Bess wasn't even allowed to raise her own daughter. Baby Caroline spent the first few weeks of her life with a poor family her parents didn't know before being handed over to a respectable middle-class family. Years later, the ever persuasive Bess convinced the Comte St Jules to adopt her and give her his name.

Bess hoped to bring her daughter to England and raise her with Georgiana's daughters, but the Duke had other ideas. He sent her to Paris, to be educated together with her other illegitimate step-sister Charlotte, who had been conceived shortly before the Duke's marriage to Georgiana so that time at least he hadn't, technically, committed adultery.
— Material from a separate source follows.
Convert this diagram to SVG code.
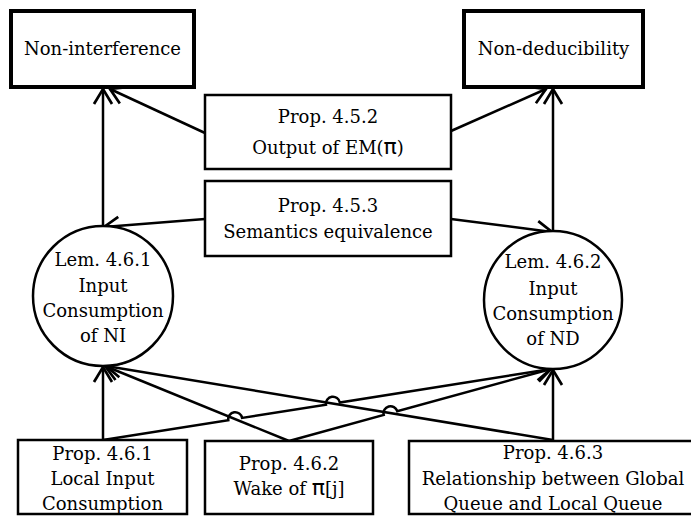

Bess eventually had her wish. Help came from the most unlikely of sources. Lady Spencer, Georgiana's mother, had always despised Bess. But circumstances outside her control meant that, for once, Lady Spencer had to put her personal feelings aside. In 1790 Georgiana gave birth to her son Hart just outside Paris during the French Revolution. In her hurry to escape the country and bring her family to safety, Lady Spencer allowed the two illegitimate daughters of the Duke to go with her.

To be fair to Lady Spencer, she actually liked Caroline, whom she found to be very obedient. Georgiana's friend Fanny Burney wasn't so nice. She described the young girl as "fat and full of mincing little affections and airs." Ouch! Her harsh judgement may have been influenced by her dislike for Bess. Mother and daughter were said to have similar personalities, which is probably why the young Caroline was her father's favourite child.

Caroline's illegitimacy and her unpopular mother didn't prevent her from marrying well. The huge dowry of $30,000 bestowed on her by the Duke surely helped. So, on 17 May 1809, she married George Lamb, the son of Lady Melbourne and the younger brother of William Lamb, later Lord Melbourne. William had married Caroline Ponsonby, daughter of Georgiana's sister Harriet.

To avoid confusion, the two Carolines were referred to as Caro William and Caro George. But while Caroline Posonby was very happy with her husband, Caroline St Jules' marriage was a bitter mistake. The couple never had any children, and it was even rumoured that the marriage was never consummated.